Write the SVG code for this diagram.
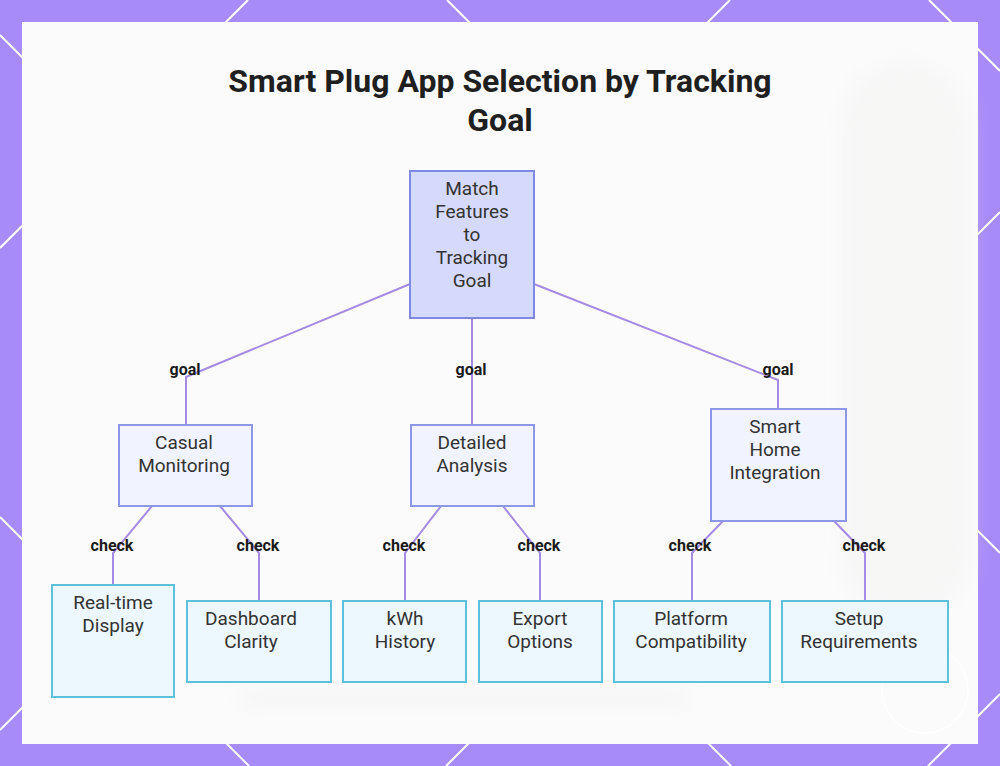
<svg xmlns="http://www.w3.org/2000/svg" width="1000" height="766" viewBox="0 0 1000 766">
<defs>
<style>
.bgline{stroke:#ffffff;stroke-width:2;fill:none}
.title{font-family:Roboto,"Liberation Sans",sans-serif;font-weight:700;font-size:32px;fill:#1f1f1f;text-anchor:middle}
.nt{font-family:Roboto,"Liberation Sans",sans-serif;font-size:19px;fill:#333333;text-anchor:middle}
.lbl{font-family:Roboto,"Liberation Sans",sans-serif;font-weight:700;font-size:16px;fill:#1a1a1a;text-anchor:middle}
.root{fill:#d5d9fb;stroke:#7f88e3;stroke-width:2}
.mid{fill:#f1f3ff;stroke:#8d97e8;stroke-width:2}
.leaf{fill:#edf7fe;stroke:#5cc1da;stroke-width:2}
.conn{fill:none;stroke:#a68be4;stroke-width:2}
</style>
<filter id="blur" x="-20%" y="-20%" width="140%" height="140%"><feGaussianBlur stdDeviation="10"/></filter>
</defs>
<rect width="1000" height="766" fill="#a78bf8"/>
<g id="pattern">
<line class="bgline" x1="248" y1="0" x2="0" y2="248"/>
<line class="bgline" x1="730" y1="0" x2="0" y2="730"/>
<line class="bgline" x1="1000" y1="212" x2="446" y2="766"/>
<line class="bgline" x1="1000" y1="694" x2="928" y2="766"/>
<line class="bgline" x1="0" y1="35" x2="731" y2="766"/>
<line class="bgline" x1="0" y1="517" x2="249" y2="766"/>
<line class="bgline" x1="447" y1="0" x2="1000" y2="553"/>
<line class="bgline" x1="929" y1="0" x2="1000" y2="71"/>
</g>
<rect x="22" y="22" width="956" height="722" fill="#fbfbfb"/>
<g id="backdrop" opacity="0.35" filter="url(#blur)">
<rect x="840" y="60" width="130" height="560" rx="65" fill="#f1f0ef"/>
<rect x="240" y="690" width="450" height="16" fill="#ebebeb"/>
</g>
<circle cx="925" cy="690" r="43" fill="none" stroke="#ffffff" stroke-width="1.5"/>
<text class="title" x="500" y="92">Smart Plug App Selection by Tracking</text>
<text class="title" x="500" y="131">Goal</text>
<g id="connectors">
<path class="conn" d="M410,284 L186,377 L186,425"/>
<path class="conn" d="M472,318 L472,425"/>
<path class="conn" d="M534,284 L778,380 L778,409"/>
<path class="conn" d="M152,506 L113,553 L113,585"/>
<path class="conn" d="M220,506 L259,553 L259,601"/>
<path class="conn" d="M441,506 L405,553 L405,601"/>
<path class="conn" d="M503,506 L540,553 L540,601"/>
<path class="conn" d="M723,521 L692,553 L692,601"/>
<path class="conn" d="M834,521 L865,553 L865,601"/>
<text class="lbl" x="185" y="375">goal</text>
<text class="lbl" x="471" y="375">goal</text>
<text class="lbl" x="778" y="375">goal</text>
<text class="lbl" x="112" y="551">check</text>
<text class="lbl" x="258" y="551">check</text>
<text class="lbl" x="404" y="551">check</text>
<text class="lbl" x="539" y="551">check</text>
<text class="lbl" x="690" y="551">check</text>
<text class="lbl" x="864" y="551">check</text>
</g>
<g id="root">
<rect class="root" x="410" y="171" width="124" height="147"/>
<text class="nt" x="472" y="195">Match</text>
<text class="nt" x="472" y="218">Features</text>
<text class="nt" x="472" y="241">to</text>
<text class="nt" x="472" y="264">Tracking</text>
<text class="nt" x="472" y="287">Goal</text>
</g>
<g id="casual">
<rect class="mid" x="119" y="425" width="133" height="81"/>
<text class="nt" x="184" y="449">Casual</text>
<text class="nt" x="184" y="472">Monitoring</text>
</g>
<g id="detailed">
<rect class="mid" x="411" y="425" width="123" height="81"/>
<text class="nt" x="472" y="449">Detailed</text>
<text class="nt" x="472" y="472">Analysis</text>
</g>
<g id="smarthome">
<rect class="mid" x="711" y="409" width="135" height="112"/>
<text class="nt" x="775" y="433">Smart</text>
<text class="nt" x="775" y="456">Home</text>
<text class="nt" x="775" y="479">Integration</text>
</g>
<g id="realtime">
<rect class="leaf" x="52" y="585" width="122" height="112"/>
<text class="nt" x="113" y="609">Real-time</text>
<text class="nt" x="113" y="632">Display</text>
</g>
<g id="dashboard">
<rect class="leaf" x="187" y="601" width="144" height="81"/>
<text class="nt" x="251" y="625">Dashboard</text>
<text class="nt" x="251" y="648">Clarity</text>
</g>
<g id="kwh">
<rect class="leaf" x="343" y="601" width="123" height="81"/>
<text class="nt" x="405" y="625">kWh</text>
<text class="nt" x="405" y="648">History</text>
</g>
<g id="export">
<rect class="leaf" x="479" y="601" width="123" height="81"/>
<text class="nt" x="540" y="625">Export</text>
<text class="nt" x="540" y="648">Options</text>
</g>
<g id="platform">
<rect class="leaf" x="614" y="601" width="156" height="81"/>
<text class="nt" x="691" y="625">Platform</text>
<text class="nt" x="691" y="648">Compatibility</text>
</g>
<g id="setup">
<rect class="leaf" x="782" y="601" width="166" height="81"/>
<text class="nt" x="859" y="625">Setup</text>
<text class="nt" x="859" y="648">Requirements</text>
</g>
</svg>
== == ==
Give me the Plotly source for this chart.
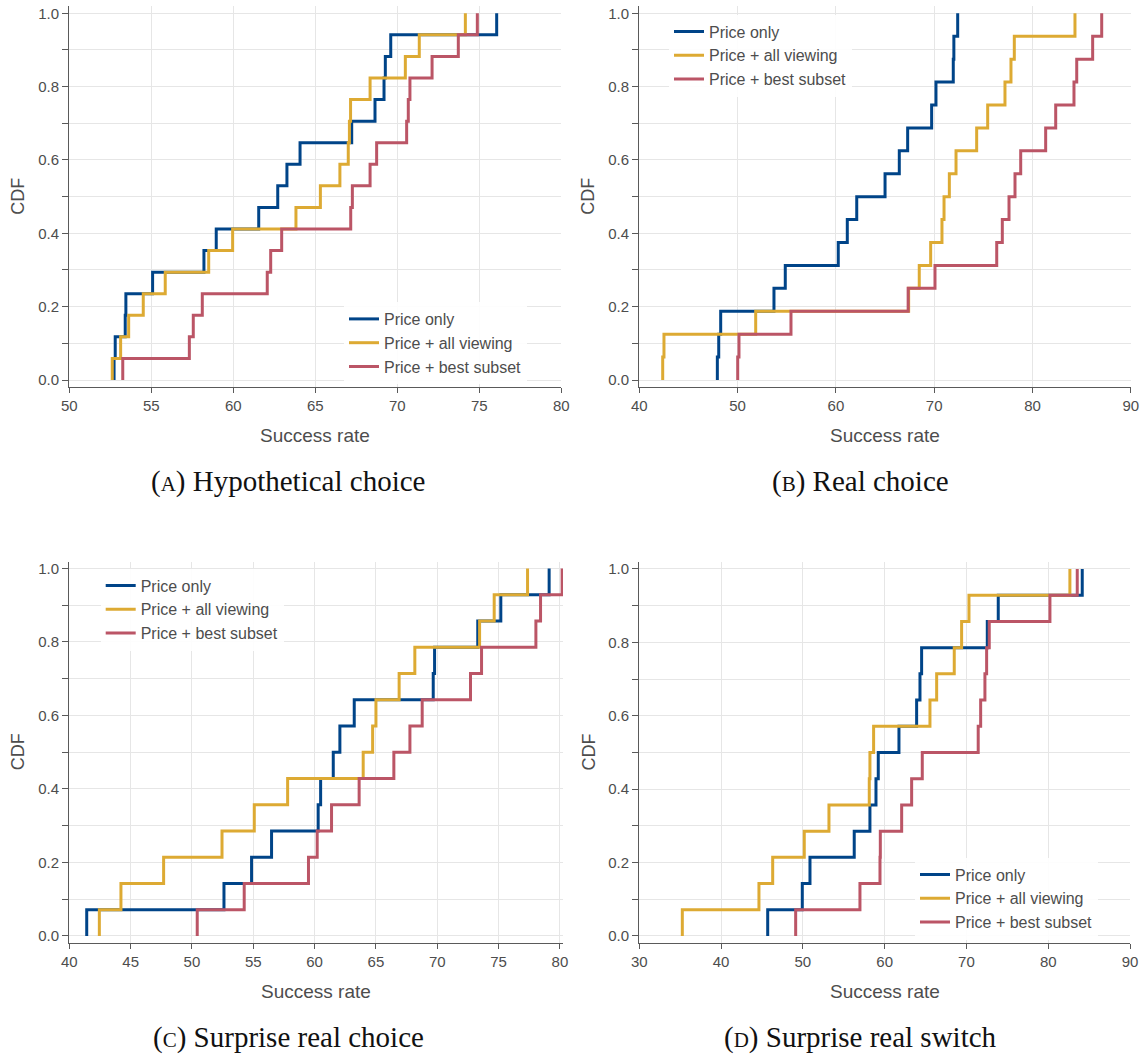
== == ==
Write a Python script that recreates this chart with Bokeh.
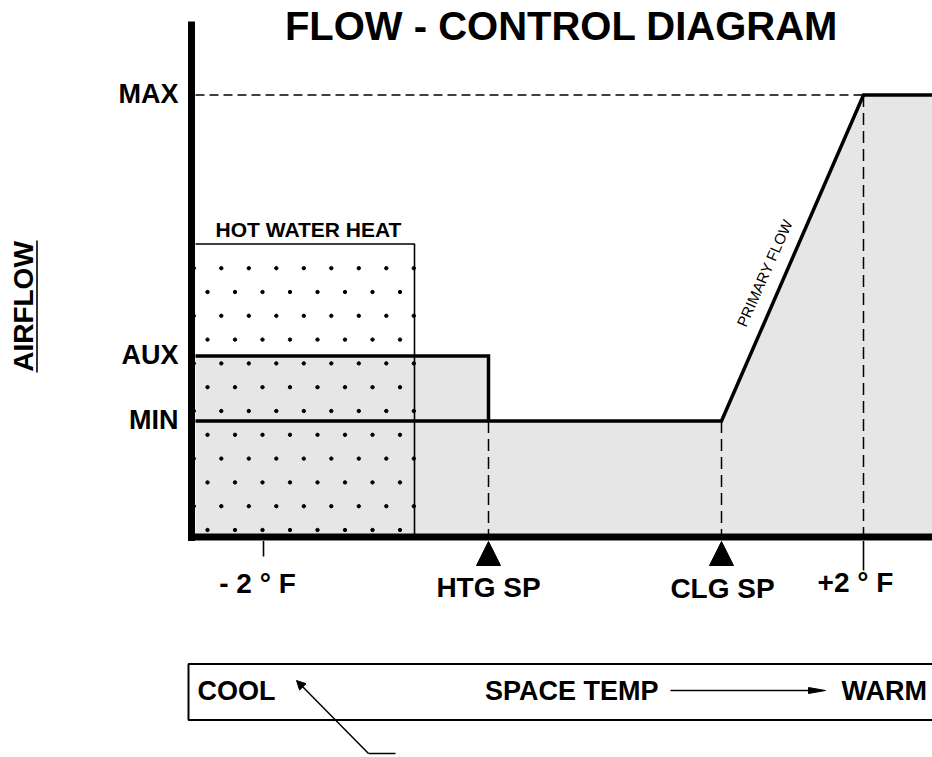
== == ==
Task goal>
In the entries above, locate every line with the word "Write" and copy it.

Expected answer>
Write the SVG code for this diagram.
Write a Python script that recreates this chart with Bokeh.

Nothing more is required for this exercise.